Ainda de acordo com o PM, as câmeras são colocadas em lugares estratégicos. “É sempre antes da boca de fumo ou em um ponto onde eles podem ver a chegada da polícia de longe”, relata. Na Rua Mata Maroto, na Federação, por exemplo, um poste já foi alvo da instalação dessas câmeras diversas vezes para antecipar a chegada da PM em um campo com acesso ao Vale da Muriçoca, onde há atuação da facção do Bonde do Maluco (BDM) e traficantes costumam se esconder.
A última vez que a PM removeu uma câmera do tráfico no local foi há três meses. A situação, entretanto, não é exclusiva de áreas do BDM. Locais divididos entre a facção baiana e o Comando Vermelho (CV), como é o Engenho Velho da Federação, também apresentam registros. Na Rua Apolinário de Santana, a principal do bairro, um poste localizado a menos de 30 metros do fim de linha é utilizado pelos criminosos.
“A câmera fica de frente para quem vem da região da Cardeal em direção ao fim de linha. A visão do poste é ampla e consegue notar a presença de uma viatura que vem a muitos metros de distância”, complementa o policial. Assim como na Rua Mata Maroto, a fiscalização da polícia é recorrente para evitar que o objetivo da facção se cumpra. Então, enquanto as facções instalam as câmeras, os PMs as retiram do lugar.
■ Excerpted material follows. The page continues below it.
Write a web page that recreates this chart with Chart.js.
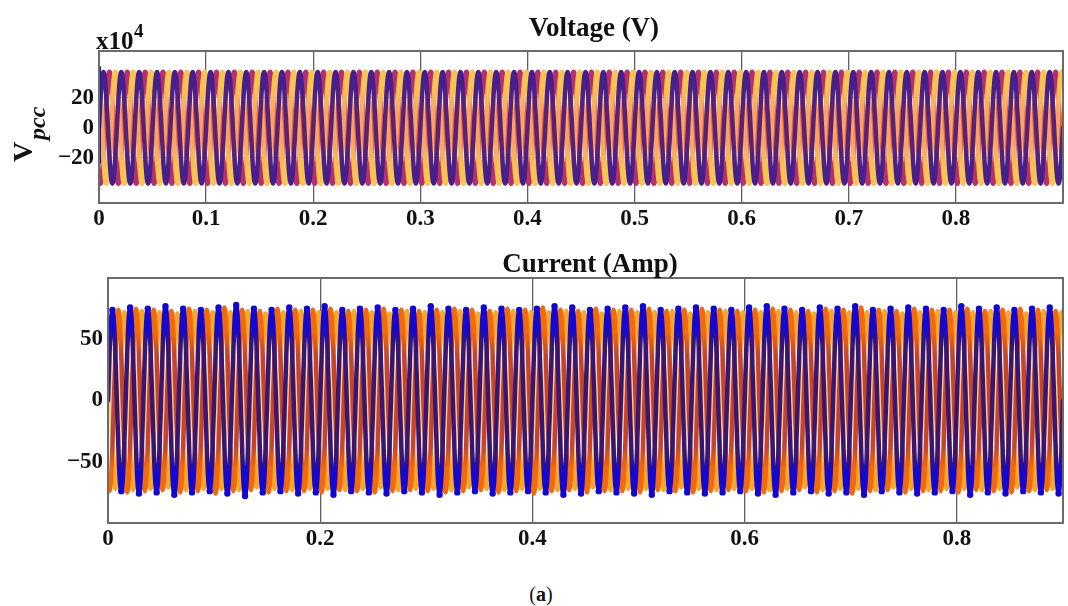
<!DOCTYPE html>
<html>
<head>
<meta charset="utf-8">
<script src="https://cdn.jsdelivr.net/npm/chart.js@4.4.1/dist/chart.umd.min.js"></script>
<style>
  body { margin: 0; background: #fff; width: 1068px; height: 606px; position: relative; overflow: hidden; }
  canvas { position: absolute; left: 0; }
  #voltage { top: 0; }
  #current { top: 240px; }
  #caption { position: absolute; top: 583px; left: 0; width: 1082px; text-align: center;
             font: 20px "Liberation Serif", serif; color: #111; }
</style>
</head>
<body>
<canvas id="voltage" width="1068" height="240"></canvas>
<canvas id="current" width="1068" height="320"></canvas>
<div id="caption">(<b>a</b>)</div>
<script>
// one 60 Hz period, per-unit, 12 samples per cycle
const cycleShape = [0, 0.5, 0.87, 1, 0.87, 0.5, 0, -0.5, -0.87, -1, -0.87, -0.5];
const cycleSeconds = 1 / 60;
const cycleCount = 54;            // 0 .. 0.9 s
const phaseShift = [0, 8, 4];     // a, b, c sample offsets (120 deg apart)

// PCC voltage peaks, x10^4 V
const voltPeak = [37, 37, 37];
const voltStartup = [40, -23];    // switching spike at t = 0

// line currents, peak per cycle (A)
const currPeakA = [74, 76, 75, 77, 75, 74, 76, 78, 75, 74, 76, 75, 77, 74, 75, 76, 74, 75,
                   77, 75, 74, 76, 75, 74, 75, 77, 76, 74, 75, 76, 77, 74, 75, 76, 75, 74,
                   76, 77, 75, 74, 76, 75, 77, 74, 75, 76, 75, 74, 77, 75, 76, 74, 75, 76];
const currPeakB = [74, 75, 74, 73, 75, 74, 76, 74, 73, 75, 74, 74, 75, 73, 74, 75, 74, 73];
const currPeakC = [72, 73, 72, 71, 73, 72, 72, 73, 71, 72, 73, 72];

const voltXTicks = [0, 0.1, 0.2, 0.3, 0.4, 0.5, 0.6, 0.7, 0.8];
const voltYTicks = [-20, 0, 20];
const currXTicks = [0, 0.2, 0.4, 0.6, 0.8];
const currYTicks = [-50, 0, 50];

function buildPhase(peaks, shift) {
  const n = cycleShape.length;
  const pts = [];
  for (let c = 0; c < cycleCount; c++) {
    const amp = peaks[c % peaks.length];
    for (let k = 0; k < n; k++) {
      const s = cycleShape[(k + shift) % n];
      pts.push({ x: (c + k / n) * cycleSeconds, y: amp * s, tip: Math.abs(s) === 1 });
    }
  }
  const last = peaks[(cycleCount - 1) % peaks.length];
  pts.push({ x: cycleCount * cycleSeconds, y: last * cycleShape[shift % n], tip: false });
  return pts;
}

// stroke colour that shifts from the peak colour to another one near zero
function bandColor(edge, mid, amp, hi, lo) {
  return (ctx) => {
    const chart = ctx.chart;
    const a = chart.chartArea;
    if (!a) return edge;
    const y = chart.scales.y;
    const h = a.bottom - a.top;
    const f = v => Math.min(1, Math.max(0, (y.getPixelForValue(v) - a.top) / h));
    const g = chart.ctx.createLinearGradient(0, a.top, 0, a.bottom);
    g.addColorStop(0, edge);
    g.addColorStop(f(amp * hi), edge);
    g.addColorStop(f(amp * lo), mid);
    g.addColorStop(f(-amp * lo), mid);
    g.addColorStop(f(-amp * hi), edge);
    g.addColorStop(1, edge);
    return g;
  };
}

const tickFont = { family: '"Liberation Serif", "Times New Roman", serif', weight: 'bold', size: 23 };
const fmt = v => (v < 0 ? '\u2212' + Math.abs(v) : String(v));

const panelPlugin = {
  id: 'panel',
  afterDraw(chart, args, opts) {
    const { ctx, chartArea: a } = chart;
    ctx.save();
    ctx.strokeStyle = '#6b6b6b';
    ctx.lineWidth = 2;
    ctx.strokeRect(a.left, a.top, a.right - a.left, a.bottom - a.top);
    ctx.fillStyle = '#111';
    ctx.font = 'bold 27px "Liberation Serif", serif';
    ctx.textAlign = 'center';
    ctx.fillText(opts.title, opts.titleX, opts.titleY);
    if (opts.extra) opts.extra(ctx);
    ctx.restore();
  }
};

function axes(xTicks, yTicks, yMin, yMax, yWidth, xHeight, yGrid) {
  return {
    x: {
      type: 'linear', min: 0, max: 0.9, z: 1,
      afterBuildTicks: s => { s.ticks = xTicks.map(v => ({ value: v })); },
      afterFit: s => { s.height = xHeight; },
      grid: { color: '#5f5f5f', lineWidth: 1.3, drawTicks: false },
      border: { display: false },
      ticks: { font: tickFont, color: '#111', padding: 2, maxRotation: 0, autoSkip: false, callback: fmt }
    },
    y: {
      min: yMin, max: yMax, z: 1,
      afterBuildTicks: s => { s.ticks = yTicks.map(v => ({ value: v })); },
      afterFit: s => { s.width = yWidth; },
      grid: { display: yGrid, color: 'rgba(90,90,90,0.35)', lineWidth: 1, drawTicks: false },
      border: { display: false },
      ticks: { font: tickFont, color: '#111', padding: 5, callback: fmt }
    }
  };
}

const common = {
  responsive: false,
  animation: false,
  events: [],
  elements: {
    point: { radius: 0 },
    line: { cubicInterpolationMode: 'monotone', borderJoinStyle: 'round', borderCapStyle: 'round' }
  },
  plugins: { legend: { display: false }, tooltip: { enabled: false } }
};

new Chart(document.getElementById('voltage'), {
  type: 'line',
  data: {
    datasets: [
      { data: [{ x: 0, y: voltStartup[0] }, { x: 0, y: voltStartup[1] }], borderColor: '#1c18b8', borderWidth: 4 },
      { data: buildPhase([voltPeak[0]], phaseShift[0]),
        borderColor: bandColor('#45208c', '#5a2276', voltPeak[0], 0.8, 0.3), borderWidth: 4.5 },
      { data: buildPhase([voltPeak[2]], phaseShift[2]),
        borderColor: bandColor('#f8c452', '#f7a466', voltPeak[2], 0.75, 0.25), borderWidth: 5 },
      { data: buildPhase([voltPeak[1]], phaseShift[1]),
        borderColor: bandColor('#b8306a', '#ea6040', voltPeak[1], 0.75, 0.25), borderWidth: 5 }
    ]
  },
  options: {
    ...common,
    layout: { padding: { top: 51, right: 5, left: 0, bottom: 0 } },
    scales: axes(voltXTicks, voltYTicks, -50, 51, 99, 37, true),
    plugins: {
      ...common.plugins,
      panel: {
        title: 'Voltage (V)', titleX: 594, titleY: 36,
        extra(ctx) {
          ctx.textAlign = 'left';
          ctx.font = 'bold 25px "Liberation Serif", serif';
          ctx.fillText('x10', 96, 49);
          ctx.font = 'bold 19px "Liberation Serif", serif';
          ctx.fillText('4', 134, 37);
          ctx.translate(32, 162);
          ctx.rotate(-Math.PI / 2);
          ctx.font = 'bold 28px "Liberation Serif", serif';
          ctx.fillText('V', 0, 0);
          ctx.font = 'italic bold 24px "Liberation Serif", serif';
          ctx.fillText('pcc', 22, 13);
        }
      }
    }
  },
  plugins: [panelPlugin]
});

new Chart(document.getElementById('current'), {
  type: 'line',
  data: {
    datasets: [
      { data: buildPhase(currPeakA, phaseShift[0]),
        borderColor: bandColor('#1408d0', '#3a1670', 75, 0.78, 0.6), borderWidth: 4.5,
        pointRadius: c => (c.raw && c.raw.tip ? 3.2 : 0), pointBackgroundColor: '#1408d0', pointBorderWidth: 0 },
      { data: buildPhase(currPeakB, phaseShift[1]),
        borderColor: bandColor('#f26a0c', '#c4442e', 74, 0.75, 0.5), borderWidth: 4.5 },
      { data: buildPhase(currPeakC, phaseShift[2]),
        borderColor: bandColor('#f6a72c', '#f8d08a', 72, 0.75, 0.5), borderWidth: 4.5 }
    ]
  },
  options: {
    ...common,
    layout: { padding: { top: 38, right: 5, left: 0, bottom: 0 } },
    scales: axes(currXTicks, currYTicks, -100, 100, 108, 37, false),
    plugins: {
      ...common.plugins,
      panel: { title: 'Current (Amp)', titleX: 590, titleY: 32 }
    }
  },
  plugins: [panelPlugin]
});
</script>
</body>
</html>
A instalação das câmeras pelo tráfico já desencadeou uma operação no Subúrbio Ferroviário, em bairros como Alto de Coutos, Coutos, Mirantes de Periperi, Vista Alegre, Periperi, Praia Grande, Rio Sena e Alto da Terezinha, como conta um outro policial ouvido pela reportagem. “Entre o final do ano passado e o início desse ano, foram realizadas operações em diversos pontos da nossa área, onde retiramos diversas câmeras que serviam como base para o tráfico”, relata, sem se identificar.
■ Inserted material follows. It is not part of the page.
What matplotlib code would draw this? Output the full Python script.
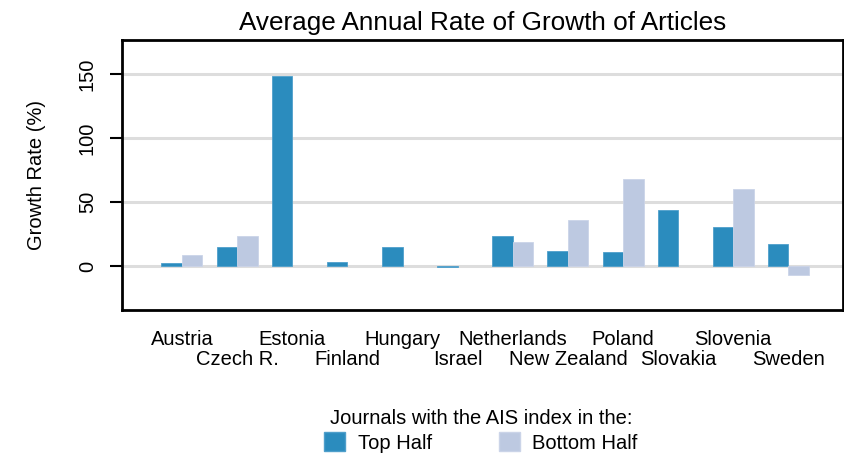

De acordo com ele, no período, mais de 20 câmeras do tráfico foram desarticuladas pelos policiais. “Hoje, a PM vem fazendo ronda nessas áreas para que não haja novas instalações de câmeras onde elas já foram retiradas. Não consigo precisar ao certo a quantidade, mas foi uma baixa significativa nesse material quando houve a ação”, completa o policial, destacando que as áreas mais conflagradas pelo crime organizado na região são os bairros de Mirantes de Periperi e Rio Sena.
Na região de Mussurunga e São Cristóvão, policiais militares vivem a mesma situação. Um policial que atuava na região afirma que, por lá, diversas câmeras foram localizadas. “Em um ano, dentro das nossas diligências, retiramos das ruas, ao menos, seis conjuntos de equipamentos [câmeras] em localidades diferentes. Muitas ficam escondidas, o que dificultava a identificação”, revela.
A Secretaria de Segurança Pública do Estado da Bahia (SSP-BA) foi procurada pela reportagem para se posicionar sobre a situação. A pasta foi questionada sobre o número de câmeras desarticuladas em Salvador no ano de 2023 e 2024, além de ser perguntada sobre um projeto específico para combater a prática criminosa. No entanto, a SSP-BA não respondeu até o fechamento desta reportagem.